Instructions for the task:
Filter for the word "that" and keep each matching line.

· · · · · · ·

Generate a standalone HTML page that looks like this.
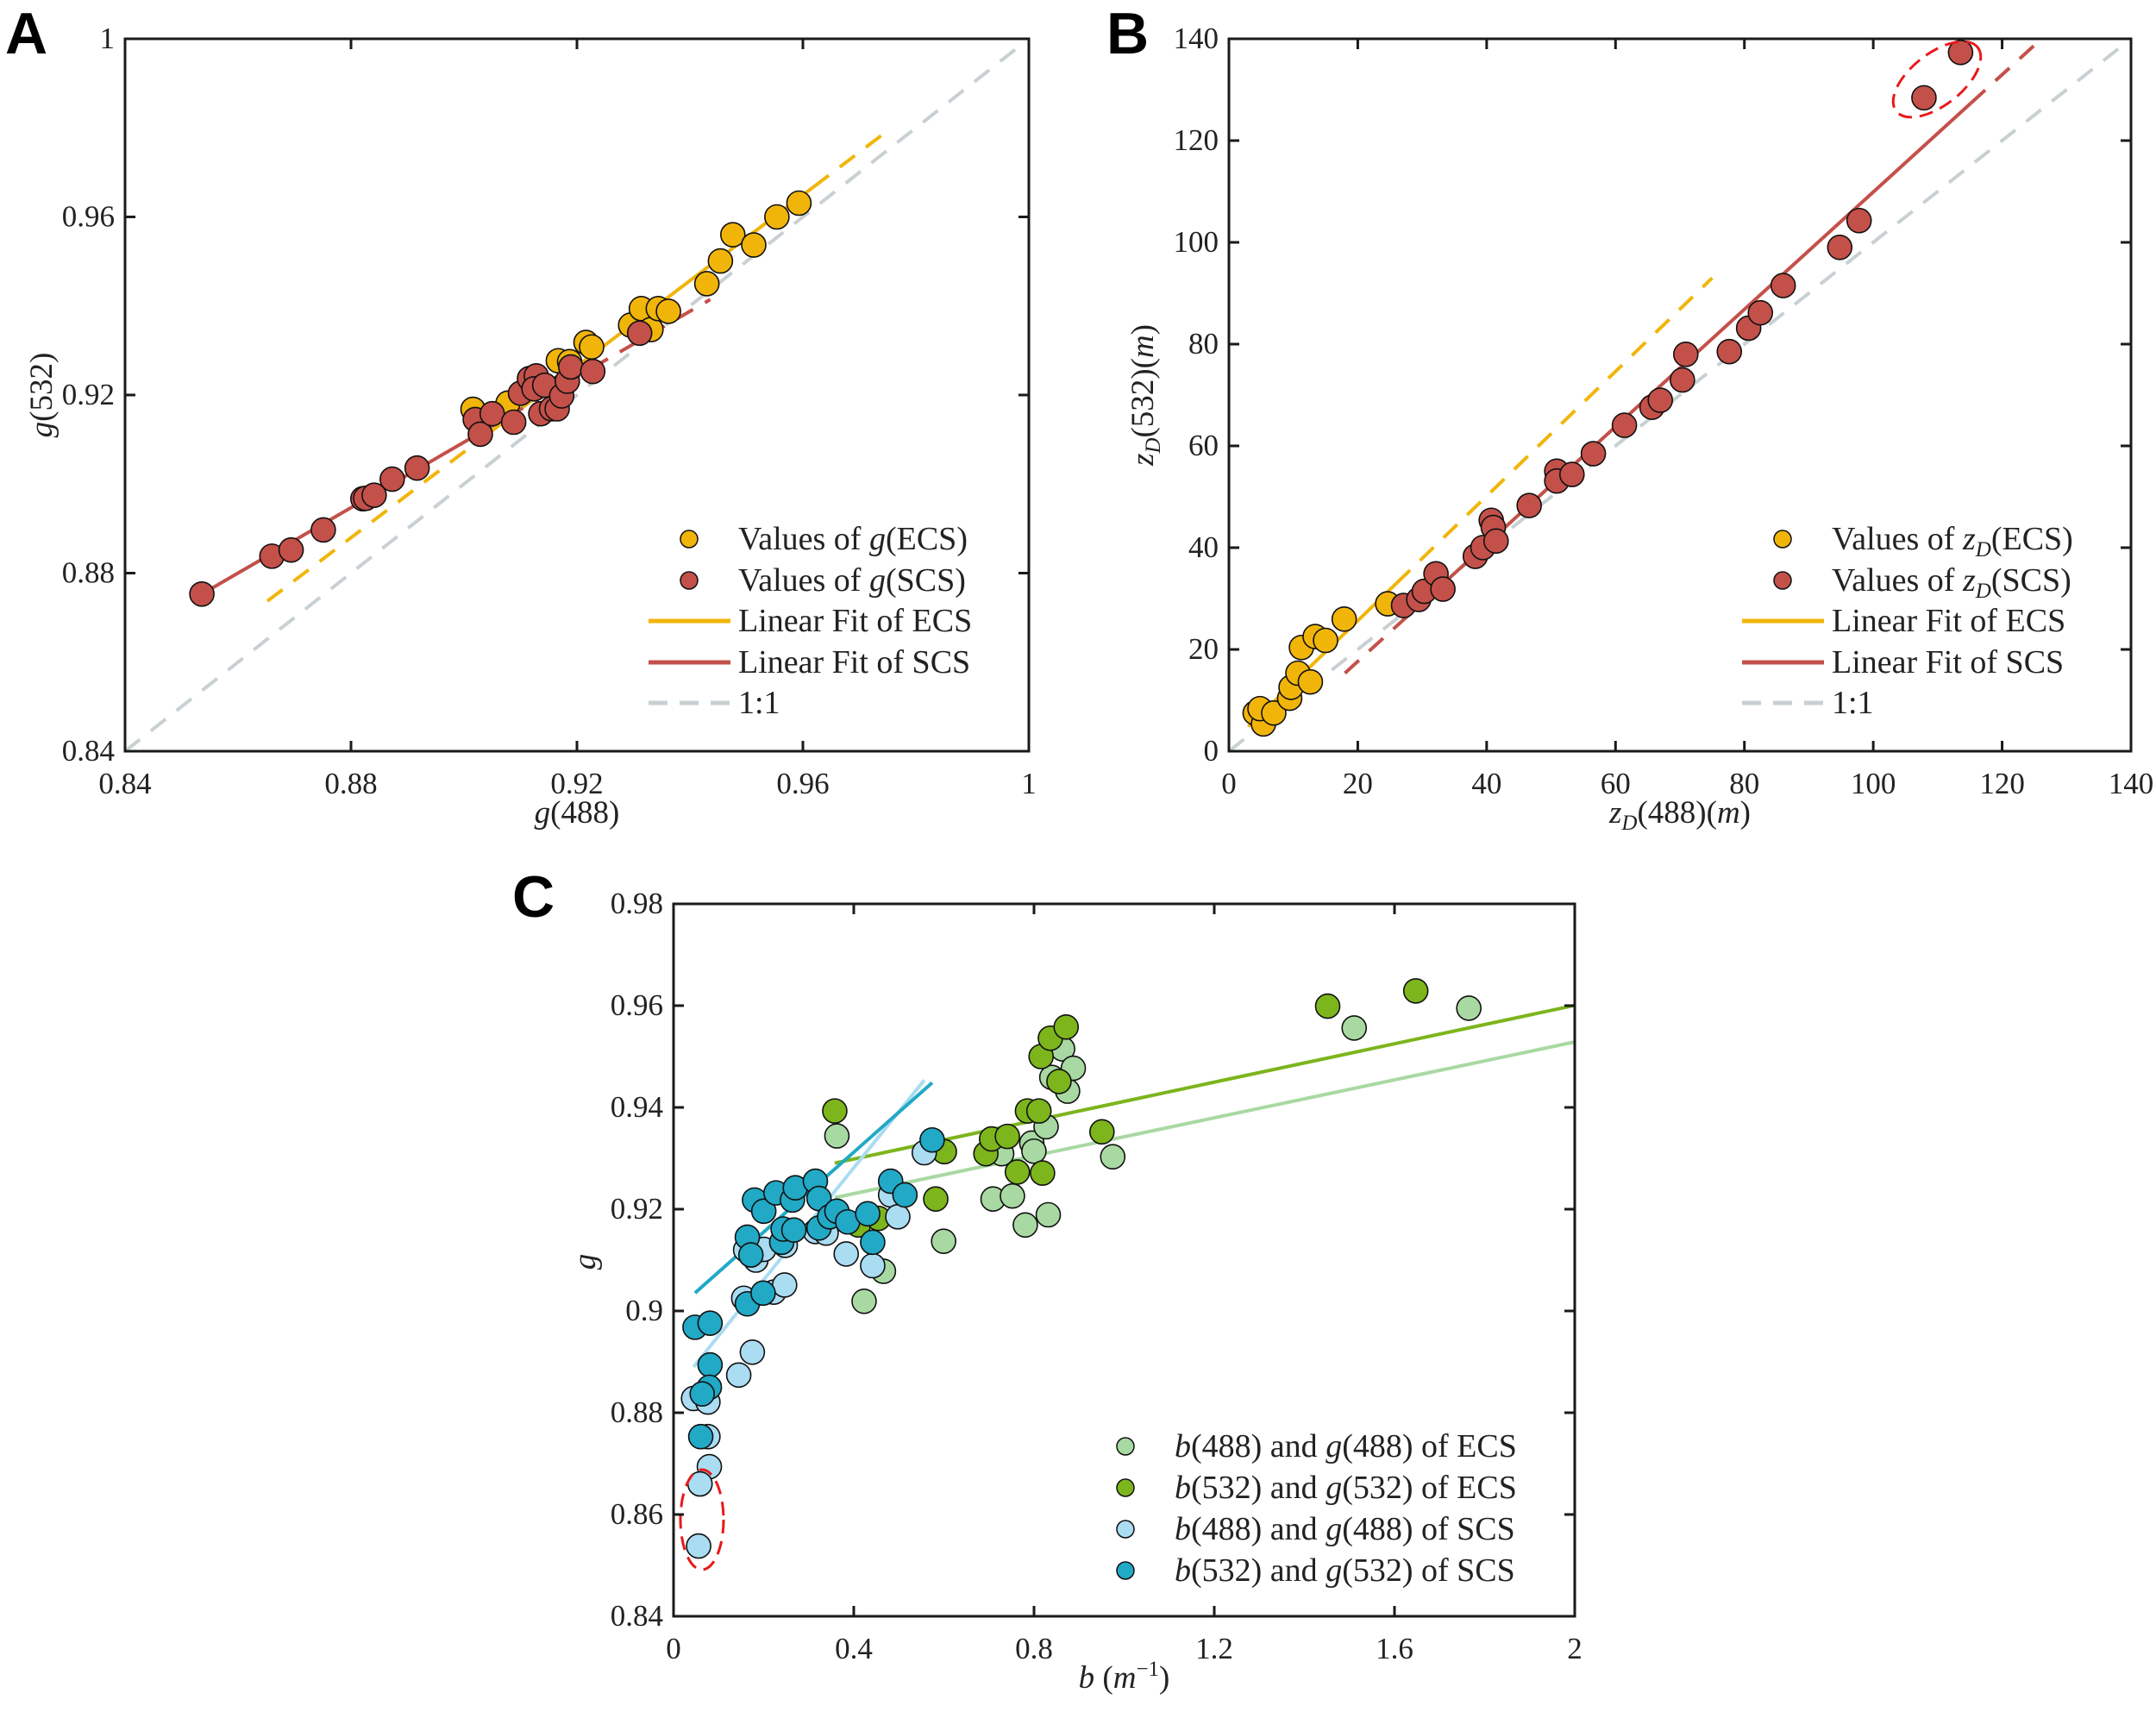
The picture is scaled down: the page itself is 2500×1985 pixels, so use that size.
<!DOCTYPE html>
<html><head><meta charset="utf-8"><style>
html,body{margin:0;padding:0;background:#fff;}
svg text{font-family:"Liberation Serif","DejaVu Serif",serif;fill:#222;}
</style></head><body>
<svg id="fig" width="2500" height="1980" viewBox="0 0 2500 1980" xmlns="http://www.w3.org/2000/svg" font-family="Liberation Serif, serif">
<rect width="2500" height="1980" fill="#fff"/>
</svg>
<script>
// ---------- Panel A data ----------
const aEcsX=[0.9016,0.9078,0.9167,0.9187,0.9216,0.9226,0.9295,0.9314,0.9331,0.9344,0.9362,0.9430,0.9454,0.9476,0.9513,0.9554,0.9593,0.9175];
const aEcsY=[0.9168,0.9182,0.9277,0.9275,0.9318,0.9308,0.9357,0.9394,0.9347,0.9394,0.9388,0.9450,0.9501,0.9560,0.9537,0.9600,0.9631,0.9220];
const aScsX=[0.8536,0.8660,0.8694,0.8751,0.8821,0.8826,0.8841,0.8873,0.8917,0.9020,0.9029,0.9050,0.9088,0.9100,0.9116,0.9128,0.9124,0.9143,0.9136,0.9155,0.9165,0.9173,0.9183,0.9189,0.9228,0.9311];
const aScsY=[0.8753,0.8838,0.8852,0.8897,0.8967,0.8968,0.8975,0.9011,0.9036,0.9145,0.9112,0.9158,0.9139,0.9204,0.9237,0.9243,0.9214,0.9222,0.9158,0.9169,0.9169,0.9198,0.9231,0.9263,0.9253,0.9339];
const aTicks=[0.84,0.88,0.92,0.96,1];
const aTickLabels=["0.84","0.88","0.92","0.96","1"];
const aEcsFit=[0.0414,0.962]; // intercept, slope
const aScsFit=[0.2479,0.735];
// ---------- Panel B data ----------
const bEcsX=[4.07,5.36,4.82,6.96,9.43,9.64,10.71,11.25,12.64,13.39,15.0,17.89,24.64];
const bEcsY=[7.51,5.36,8.37,7.51,10.41,12.55,15.34,20.38,13.62,22.53,21.78,25.96,28.97];
const bScsX=[27.10,29.46,30.32,32.14,33.21,38.24,39.42,40.71,41.03,41.46,46.60,50.88,50.88,53.24,56.56,61.38,65.66,66.95,70.38,70.91,77.66,80.66,82.48,86.02,94.80,97.80,107.87,113.55];
const bScsY=[28.64,29.82,31.43,34.87,31.86,38.30,40.02,45.38,43.98,41.30,48.28,55.03,53.10,54.39,58.47,64.05,67.59,68.98,72.95,77.99,78.53,83.14,86.15,91.51,99.02,104.28,128.41,137.32];
const bTicks=[0,20,40,60,80,100,120,140];
const bTickLabels=["0","20","40","60","80","100","120","140"];
const bEcsFit=[1.16,1.2246];
const bScsFit=[-5.41,1.153];
// ---------- Panel C data ----------
const cE488X=[0.3625,0.4229,0.4658,0.5994,0.7091,0.7282,0.7521,0.7807,0.7950,0.7998,0.8268,0.8316,0.8395,0.8634,0.8745,0.8872,0.9747,1.5105,1.7649];
const cE488Y=[0.9344,0.9019,0.9078,0.9137,0.9220,0.9309,0.9226,0.9169,0.9330,0.9314,0.9362,0.9189,0.9459,0.9515,0.9432,0.9477,0.9303,0.9556,0.9595];
const cE532X=[0.3578,0.4102,0.4547,0.5819,0.6010,0.6932,0.7059,0.7409,0.7631,0.7855,0.8109,0.8189,0.8157,0.8363,0.8554,0.8713,0.9508,1.4517,1.6472];
const cE532Y=[0.9393,0.9169,0.9182,0.9220,0.9313,0.9309,0.9338,0.9343,0.9273,0.9393,0.9393,0.9271,0.9500,0.9536,0.9451,0.9558,0.9352,0.9599,0.9629];
const cS488X=[0.0445,0.0763,0.0763,0.0795,0.0588,0.0557,0.1447,0.1749,0.1558,0.1829,0.2003,0.2226,0.2465,0.2480,0.3148,0.3387,0.3832,0.4420,0.4818,0.4977,0.5565,0.16];
const cS488Y=[0.8828,0.8821,0.8753,0.8694,0.8660,0.8538,0.8874,0.8919,0.9025,0.9100,0.9121,0.9037,0.9051,0.9129,0.9156,0.9153,0.9112,0.9089,0.9228,0.9185,0.9311,0.912];
const cS532X=[0.0477,0.0811,0.0811,0.0795,0.0636,0.0604,0.1638,0.1638,0.1717,0.1797,0.2003,0.1988,0.2274,0.2401,0.2433,0.2639,0.2703,0.2671,0.3148,0.3228,0.3228,0.3466,0.3625,0.3864,0.4309,0.4420,0.4818,0.5136,0.5740];
const cS532Y=[0.8968,0.8976,0.8894,0.8850,0.8837,0.8753,0.9014,0.9145,0.9110,0.9218,0.9196,0.9035,0.9232,0.9135,0.9161,0.9218,0.9242,0.9159,0.9255,0.9221,0.9163,0.9185,0.9196,0.9175,0.9191,0.9135,0.9255,0.9228,0.9336];
const cXTicks=[0,0.4,0.8,1.2,1.6,2];
const cXTickLabels=["0","0.4","0.8","1.2","1.6","2"];
const cYTicks=[0.84,0.86,0.88,0.9,0.92,0.94,0.96,0.98];
const cYTickLabels=["0.84","0.86","0.88","0.9","0.92","0.94","0.96","0.98"];
const cE488Fit=[0.9156,0.01863];
const cE532Fit=[0.9223,0.01888];
const cS488Fit=[0.8841,0.1101];
const cS532Fit=[0.8998,0.0785];

const NS="http://www.w3.org/2000/svg";
const svg=document.getElementById('fig');
const YEL="#f1b50a",RED="#c4504a",GRY="#c8d0d3",LG="#a8d9a2",DG="#7cb51c",LB="#aadcf2",DB="#21a9c6";
const SERIF='"Liberation Serif", serif';
function mk(tag,attrs,parent){const e=document.createElementNS(NS,tag);for(const k in attrs)e.setAttribute(k,attrs[k]);if(tag==='text'&&!e.hasAttribute('style'))e.setAttribute('style','font-family:'+SERIF);(parent||svg).appendChild(e);return e;}
function scale(d0,d1,r0,r1){return v=>r0+(v-d0)/(d1-d0)*(r1-r0);}

function axes(g,L,R,T,B,sx,sy,xt,xl,yt,yl){
  mk('rect',{x:L,y:T,width:R-L,height:B-T,fill:'none',stroke:'#1a1a1a','stroke-width':3},g);
  xt.forEach((v,i)=>{const x=sx(v);
    const t1=mk('line',{x1:x,y1:B,x2:x,y2:B-12,stroke:'#1a1a1a','stroke-width':3},g);
    
    
    mk('line',{x1:x,y1:T,x2:x,y2:T+12,stroke:'#1a1a1a','stroke-width':3},g);
    const t=mk('text',{x:x,y:B+49,'font-size':35,'text-anchor':'middle'},g);t.textContent=xl[i];
    
    
  });
  yt.forEach((v,i)=>{const y=sy(v);
    mk('line',{x1:L,y1:y,x2:L+12,y2:y,stroke:'#1a1a1a','stroke-width':3},g);
    mk('line',{x1:R,y1:y,x2:R-12,y2:y,stroke:'#1a1a1a','stroke-width':3},g);
    const t=mk('text',{x:L-12,y:y+11,'font-size':35,'text-anchor':'end'},g);t.textContent=yl[i];
    
    
  });
}
function fitLine(g,sx,sy,fit,x0,x1,color,dash,name,w){
  const l=mk('line',{x1:sx(x0),y1:sy(fit[0]+fit[1]*x0),x2:sx(x1),y2:sy(fit[0]+fit[1]*x1),stroke:color,'stroke-width':w||4},g);
  if(dash)l.setAttribute('stroke-dasharray',dash);
  
  
}
function points(g,sx,sy,X,Y,color,name){
  X.forEach((v,i)=>{
    const c=mk('circle',{cx:sx(v),cy:sy(Y[i]),r:14,fill:color,stroke:'#111','stroke-width':1.6},g);
    
    
  });
}
function legend(g,x,ys,items){
  items.forEach((it,i)=>{const y=ys[i];
    if(it.type==='m'){mk('circle',{cx:x+47,cy:y,r:10,fill:it.c,stroke:'#111','stroke-width':1.5},g);}
    else{const l=mk('line',{x1:x,y1:y,x2:x+95,y2:y,stroke:it.c,'stroke-width':5},g);if(it.dash)l.setAttribute('stroke-dasharray',it.dash);}
    const t=mk('text',{x:x+104,y:y+12,'font-size':38},g);t.innerHTML=it.t;
    
    
  });
}
function letter(t,x,y){const e=mk('text',{x:x,y:y,'font-size':68,'font-weight':'bold',style:'font-family:"Liberation Sans",sans-serif;fill:#000'});e.textContent=t;
  
  }

// ===== Panel A =====
(function(){
  const L=145,R=1193,T=45,B=871;
  const g=mk('g',{});
  const sx=scale(0.84,1,L,R),sy=scale(0.84,1,B,T);
  fitLine(g,sx,sy,[0,1],0.84,0.998,GRY,'22 16','one-to-one-line');
  fitLine(g,sx,sy,aEcsFit,0.8652,0.9025,YEL,'22 16','ecs-fit-dashed');
  fitLine(g,sx,sy,aEcsFit,0.9025,0.9619,YEL,null,'ecs-fit');
  fitLine(g,sx,sy,aEcsFit,0.9619,0.9747,YEL,'22 16','ecs-fit-dashed');
  fitLine(g,sx,sy,aScsFit,0.8536,0.9025,RED,null,'scs-fit');
  fitLine(g,sx,sy,aScsFit,0.9025,0.9436,RED,'22 16','scs-fit-dashed');
  points(g,sx,sy,aEcsX,aEcsY,YEL,'ecs-point');
  points(g,sx,sy,aScsX,aScsY,RED,'scs-point');
  axes(g,L,R,T,B,sx,sy,aTicks,aTickLabels,aTicks,aTickLabels);
  legend(g,752,[625,673,720,768,815],[
    {type:'m',c:YEL,t:'Values of <tspan font-style="italic">g</tspan>(ECS)'},
    {type:'m',c:RED,t:'Values of <tspan font-style="italic">g</tspan>(SCS)'},
    {type:'l',c:YEL,t:'Linear Fit of ECS'},
    {type:'l',c:RED,t:'Linear Fit of SCS'},
    {type:'l',c:GRY,dash:'22 14',t:'1:1'}]);
  const xl=mk('text',{x:(L+R)/2,y:954,'font-size':37,'text-anchor':'middle'},g);xl.innerHTML='<tspan font-style="italic">g</tspan>(488)';
  
  const yl=mk('text',{x:0,y:0,'font-size':37,'text-anchor':'middle',transform:'translate(60,458) rotate(-90)'},g);yl.innerHTML='<tspan font-style="italic">g</tspan>(532)';
  
})();
letter('A',6,62);

// ===== Panel B =====
(function(){
  const L=1425,R=2471,T=45,B=871;
  const g=mk('g',{});
  const sx=scale(0,140,L,R),sy=scale(0,140,B,T);
  fitLine(g,sx,sy,[0,1],0,138,GRY,'22 16','one-to-one-line');
  fitLine(g,sx,sy,bEcsFit,3,26,YEL,null,'ecs-fit');
  fitLine(g,sx,sy,bEcsFit,26,75,YEL,'22 16','ecs-fit-dashed');
  fitLine(g,sx,sy,bScsFit,18,26.8,RED,'22 16','scs-fit-dashed');
  fitLine(g,sx,sy,bScsFit,26.8,115.2,RED,null,'scs-fit');
  fitLine(g,sx,sy,bScsFit,115.2,126.1,RED,'22 16','scs-fit-dashed');
  points(g,sx,sy,bEcsX,bEcsY,YEL,'ecs-point');
  points(g,sx,sy,bScsX,bScsY,RED,'scs-point');
  const el=mk('ellipse',{cx:2246,cy:92,rx:60,ry:30,fill:'none',stroke:'#e8191b','stroke-width':3,'stroke-dasharray':'16 9',transform:'rotate(-38 2246 92)'},g);
  
  axes(g,L,R,T,B,sx,sy,bTicks,bTickLabels,bTicks,bTickLabels);
  legend(g,2020,[625,673,720,768,815],[
    {type:'m',c:YEL,t:'Values of <tspan font-style="italic">z</tspan><tspan font-style="italic" font-size="25" dy="8">D</tspan><tspan dy="-8">(ECS)</tspan>'},
    {type:'m',c:RED,t:'Values of <tspan font-style="italic">z</tspan><tspan font-style="italic" font-size="25" dy="8">D</tspan><tspan dy="-8">(SCS)</tspan>'},
    {type:'l',c:YEL,t:'Linear Fit of ECS'},
    {type:'l',c:RED,t:'Linear Fit of SCS'},
    {type:'l',c:GRY,dash:'22 14',t:'1:1'}]);
  const xl=mk('text',{x:(L+R)/2,y:954,'font-size':37,'text-anchor':'middle'},g);xl.innerHTML='<tspan font-style="italic">z</tspan><tspan font-style="italic" font-size="25" dy="8">D</tspan><tspan dy="-8">(488)(</tspan><tspan font-style="italic">m</tspan>)';
  
  const yl=mk('text',{x:0,y:0,'font-size':37,'text-anchor':'middle',transform:'translate(1337,458) rotate(-90)'},g);yl.innerHTML='<tspan font-style="italic">z</tspan><tspan font-style="italic" font-size="25" dy="8">D</tspan><tspan dy="-8">(532)(</tspan><tspan font-style="italic">m</tspan>)';
  
})();
letter('B',1283,62);

// ===== Panel C =====
(function(){
  const L=781,R=1826,T=1048,B=1874;
  const g=mk('g',{});
  const sx=scale(0,2,L,R),sy=scale(0.84,0.98,B,T);
  fitLine(g,sx,sy,cE488Fit,0.3578,2,LG,null,'ecs-488-fit');
  fitLine(g,sx,sy,cE532Fit,0.3578,2,DG,null,'ecs-532-fit');
  fitLine(g,sx,sy,cS488Fit,0.0445,0.5565,LB,null,'scs-488-fit');
  fitLine(g,sx,sy,cS532Fit,0.0477,0.574,DB,null,'scs-532-fit');
  points(g,sx,sy,cE488X,cE488Y,LG,'ecs-488-point');
  points(g,sx,sy,cE532X,cE532Y,DG,'ecs-532-point');
  points(g,sx,sy,cS488X,cS488Y,LB,'scs-488-point');
  points(g,sx,sy,cS532X,cS532Y,DB,'scs-532-point');
  const el=mk('ellipse',{cx:814,cy:1762,rx:25,ry:58,fill:'none',stroke:'#e8191b','stroke-width':3,'stroke-dasharray':'16 9'},g);
  
  axes(g,L,R,T,B,sx,sy,cXTicks,cXTickLabels,cYTicks,cYTickLabels);
  const I=s=>'<tspan font-style="italic">'+s+'</tspan>';
  legend(g,1258,[1677,1725,1773,1821],[
    {type:'m',c:LG,t:I('b')+'(488) and '+I('g')+'(488) of ECS'},
    {type:'m',c:DG,t:I('b')+'(532) and '+I('g')+'(532) of ECS'},
    {type:'m',c:LB,t:I('b')+'(488) and '+I('g')+'(488) of SCS'},
    {type:'m',c:DB,t:I('b')+'(532) and '+I('g')+'(532) of SCS'}]);
  const xl=mk('text',{x:(L+R)/2,y:1957,'font-size':37,'text-anchor':'middle'},g);xl.innerHTML=I('b')+' ('+I('m')+'<tspan font-size="25" dy="-14">−1</tspan><tspan dy="14">)</tspan>';
  
  const yl=mk('text',{x:0,y:0,'font-size':37,'text-anchor':'middle','font-style':'italic',transform:'translate(690,1463) rotate(-90)'},g);yl.textContent='g';
  
})();
letter('C',594,1063);
</script>
</body></html>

· · · · · · ·

Result of this task:
Generate a standalone HTML page that looks like this.
The picture is scaled down: the page itself is 2500×1985 pixels, so use that size.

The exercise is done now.